Car 54, Where Are You? (film)

Car 54, Where Are You?

Theatrical release poster
Directed by Bill Fishman
Produced by Robert H. Solo
Screenplay by
Based on Car 54, Where Are You?
by Nat Hiken
Music by
Cinematography Rodney Charters
Edited by
  • Alan Balsam
  • Earl Watson
Distributed by Orion Pictures
Release dates
  • January 28, 1994 (1994-01-28)
Running time
89 minutes
Country United States
Language English
Budget $10.7 million
Box office $1,238,080

Car 54, Where Are You? is a 1994 comedy film directed by Bill Fishman and stars David Johansen and John C. McGinley. It is based on the television series of the same name starring Joe E. Ross and Fred Gwynne that ran from 1961 to 1963.[1]

Reprising their roles from the original series are Nipsey Russell, whose character Anderson is now a captain, and Al Lewis, whose officer Schnauser now spends his time watching TV reruns of The Munsters (in which Lewis and Gwynne also starred).

The film was originally produced as a musical comedy but released without the filmed musical interludes.[2]
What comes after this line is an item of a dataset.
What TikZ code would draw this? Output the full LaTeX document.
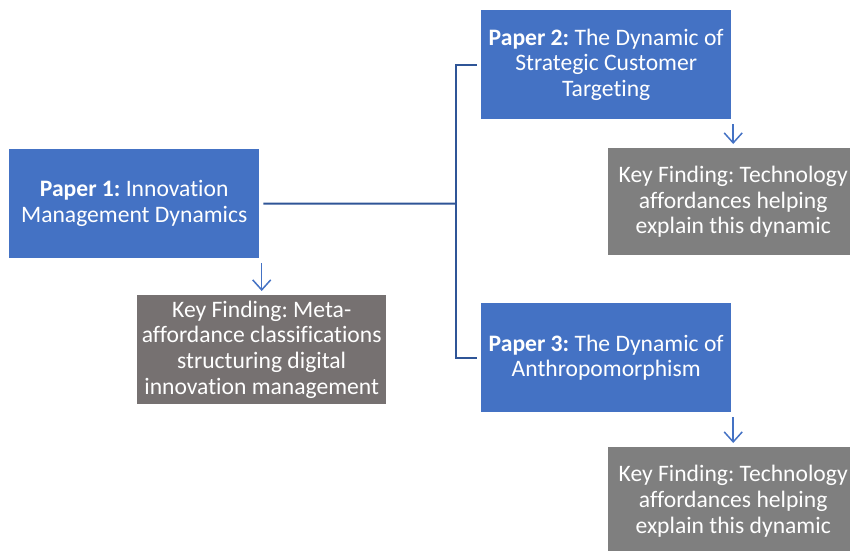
\documentclass[tikz,border=0pt]{standalone}
\usepackage{fontspec}
\setmainfont{Carlito}[Ligatures={NoCommon}]
\usetikzlibrary{arrows.meta}
\definecolor{paperblue}{HTML}{4472C4}
\definecolor{connblue}{HTML}{2F5597}
\definecolor{keygrayA}{HTML}{767171}
\definecolor{keygrayB}{HTML}{7F7F7F}
\frenchspacing
\begin{document}
\begin{tikzpicture}[x=1pt,y=-1pt,
  box/.style={draw=none, text=white, align=center, inner sep=0pt,
    minimum width=250pt, minimum height=109pt, anchor=north west,
    font=\fontsize{23.6pt}{25.8pt}\selectfont},
  paper/.style={box, fill=paperblue},
  conn/.style={draw=connblue, line width=2pt},
  arr/.style={draw=paperblue, line width=1.5pt, -{Straight Barb[length=10pt,width=18pt]}}]
\useasboundingbox (0,0) rectangle (850,550);
\clip (0,0) rectangle (850,550);
\node[paper] (p1) at (9,149) {\textbf{Paper 1:} Innovation\\Management Dynamics};
\node[paper] (p2) at (481,10) {\textbf{Paper 2:} The Dynamic of\\Strategic Customer\\Targeting};
\node[paper] (p3) at (481,303) {\textbf{Paper 3:} The Dynamic of\\Anthropomorphism};
\node[box, fill=keygrayA, minimum width=249pt] (k1) at (137,295) {Key Finding: Meta-\\affordance classifications\\structuring digital\\innovation management};
\node[box, fill=keygrayB, minimum height=107pt] (k2) at (608,148) {Key Finding: Technology\\affordances helping\\explain this dynamic};
\node[box, fill=keygrayB, minimum height=108pt] (k3) at (608,447) {Key Finding: Technology\\affordances helping\\explain this dynamic};
\coordinate (j) at (456,203.5);
\draw[conn, shorten <=4pt] (p1.east) -- (j);
\draw[conn, shorten >=4pt] (j) |- (p2.west);
\draw[conn, shorten >=4pt] (j) |- (p3.west);
\draw[arr, shorten <=5pt, shorten >=4pt] (p1.south -| k1.north) -- (k1.north);
\draw[arr, shorten <=5pt, shorten >=4pt] (p2.south -| k2.north) -- (k2.north);
\draw[arr, shorten <=5pt, shorten >=4pt] (p3.south -| k3.north) -- (k3.north);
\end{tikzpicture}
\end{document}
Partnered in Car 54 are the amiable, unreliable Gunther Toody and the prim, proper Francis Muldoon, who wants to know, among other things, if Toody has been helping himself to free kebab from the neighborhood food vendors.

As everyone gets on their case, including Dave Anderson, their captain, an assignment comes their way. Toody and Muldoon are told to protect citizen Herbert Hortz, who apparently has incurred the wrath of the local crime godfather, the claustrophobic Don Motti. And while the cops from Car 54 ineptly do their jobs, Toody gets an earful from his wife, Lucille, and is hot and bothered by a woman all their colleagues seem to have already frisked or handcuffed, the vixen Velma Velour.



Though the film was shot in 1990, it was edited several times and as a result wasn't released until 1994. It was originally filmed as a musical, but most of the musical numbers were cut from the released film. The film is considered a reboot of the television series even though Nipsey Russell and Al Lewis appear as older versions of their roles from the original series.


The film received universally negative reviews and currently has a 0% rating on Rotten Tomatoes based on 14 reviews.[3]

The film won an Golden Raspberry Award for Worst Supporting Actress (Rosie O'Donnell), along with Exit to Eden and The Flintstones;[4] and won a Stinkers Bad Movie Awards for Worst Resurrection of a TV Show and was nominated for Worst Picture and Worst Actress (O'Donnell), along with Exit to Eden and The Flintstones.[5]